#### INFORMATION PROVIDED:
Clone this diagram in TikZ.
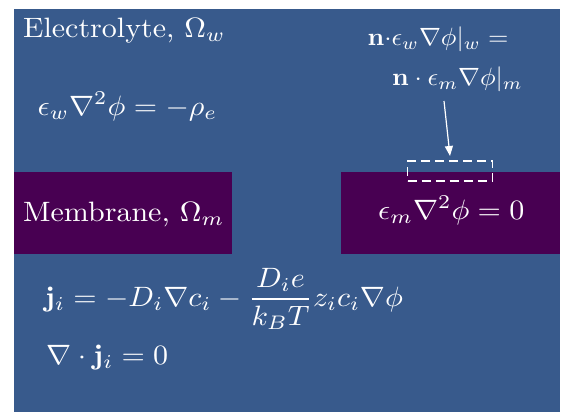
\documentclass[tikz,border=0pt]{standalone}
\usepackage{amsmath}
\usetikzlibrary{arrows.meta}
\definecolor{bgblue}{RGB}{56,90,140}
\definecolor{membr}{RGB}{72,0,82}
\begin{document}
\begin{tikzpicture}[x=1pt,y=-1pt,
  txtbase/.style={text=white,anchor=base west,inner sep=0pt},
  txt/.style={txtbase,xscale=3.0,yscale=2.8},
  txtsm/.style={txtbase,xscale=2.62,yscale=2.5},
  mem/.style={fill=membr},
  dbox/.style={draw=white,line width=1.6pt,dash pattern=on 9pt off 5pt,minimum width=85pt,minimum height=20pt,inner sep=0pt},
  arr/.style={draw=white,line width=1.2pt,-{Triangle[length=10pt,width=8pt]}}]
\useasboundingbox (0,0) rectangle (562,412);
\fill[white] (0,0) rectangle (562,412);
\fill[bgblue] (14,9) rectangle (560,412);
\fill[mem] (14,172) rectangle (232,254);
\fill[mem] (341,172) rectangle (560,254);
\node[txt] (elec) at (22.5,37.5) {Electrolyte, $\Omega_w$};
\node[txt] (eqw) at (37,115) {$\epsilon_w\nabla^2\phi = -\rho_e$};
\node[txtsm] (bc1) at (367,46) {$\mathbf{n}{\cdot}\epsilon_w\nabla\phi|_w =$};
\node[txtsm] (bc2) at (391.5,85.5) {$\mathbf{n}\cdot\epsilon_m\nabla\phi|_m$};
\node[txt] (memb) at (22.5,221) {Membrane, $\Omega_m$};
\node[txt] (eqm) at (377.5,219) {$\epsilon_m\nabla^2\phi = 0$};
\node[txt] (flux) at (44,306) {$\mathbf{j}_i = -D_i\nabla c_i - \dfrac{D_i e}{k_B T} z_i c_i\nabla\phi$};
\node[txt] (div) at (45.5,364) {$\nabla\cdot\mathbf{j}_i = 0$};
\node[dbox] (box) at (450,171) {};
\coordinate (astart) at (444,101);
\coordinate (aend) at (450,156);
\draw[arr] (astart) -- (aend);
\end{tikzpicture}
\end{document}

#### WORK TO DO:
Make an exact copy of all the material, but keep the pictures out of it.

#### WRITTEN ANSWER:
Clone this diagram in TikZ.
\documentclass[tikz,border=0pt]{standalone}
\usepackage{amsmath}
\usetikzlibrary{arrows.meta}
\definecolor{bgblue}{RGB}{56,90,140}
\definecolor{membr}{RGB}{72,0,82}
\begin{document}
\begin{tikzpicture}[x=1pt,y=-1pt,
  txtbase/.style={text=white,anchor=base west,inner sep=0pt},
  txt/.style={txtbase,xscale=3.0,yscale=2.8},
  txtsm/.style={txtbase,xscale=2.62,yscale=2.5},
  mem/.style={fill=membr},
  dbox/.style={draw=white,line width=1.6pt,dash pattern=on 9pt off 5pt,minimum width=85pt,minimum height=20pt,inner sep=0pt},
  arr/.style={draw=white,line width=1.2pt,-{Triangle[length=10pt,width=8pt]}}]
\useasboundingbox (0,0) rectangle (562,412);
\fill[white] (0,0) rectangle (562,412);
\fill[bgblue] (14,9) rectangle (560,412);
\fill[mem] (14,172) rectangle (232,254);
\fill[mem] (341,172) rectangle (560,254);
\node[txt] (elec) at (22.5,37.5) {Electrolyte, $\Omega_w$};
\node[txt] (eqw) at (37,115) {$\epsilon_w\nabla^2\phi = -\rho_e$};
\node[txtsm] (bc1) at (367,46) {$\mathbf{n}{\cdot}\epsilon_w\nabla\phi|_w =$};
\node[txtsm] (bc2) at (391.5,85.5) {$\mathbf{n}\cdot\epsilon_m\nabla\phi|_m$};
\node[txt] (memb) at (22.5,221) {Membrane, $\Omega_m$};
\node[txt] (eqm) at (377.5,219) {$\epsilon_m\nabla^2\phi = 0$};
\node[txt] (flux) at (44,306) {$\mathbf{j}_i = -D_i\nabla c_i - \dfrac{D_i e}{k_B T} z_i c_i\nabla\phi$};
\node[txt] (div) at (45.5,364) {$\nabla\cdot\mathbf{j}_i = 0$};
\node[dbox] (box) at (450,171) {};
\coordinate (astart) at (444,101);
\coordinate (aend) at (450,156);
\draw[arr] (astart) -- (aend);
\end{tikzpicture}
\end{document}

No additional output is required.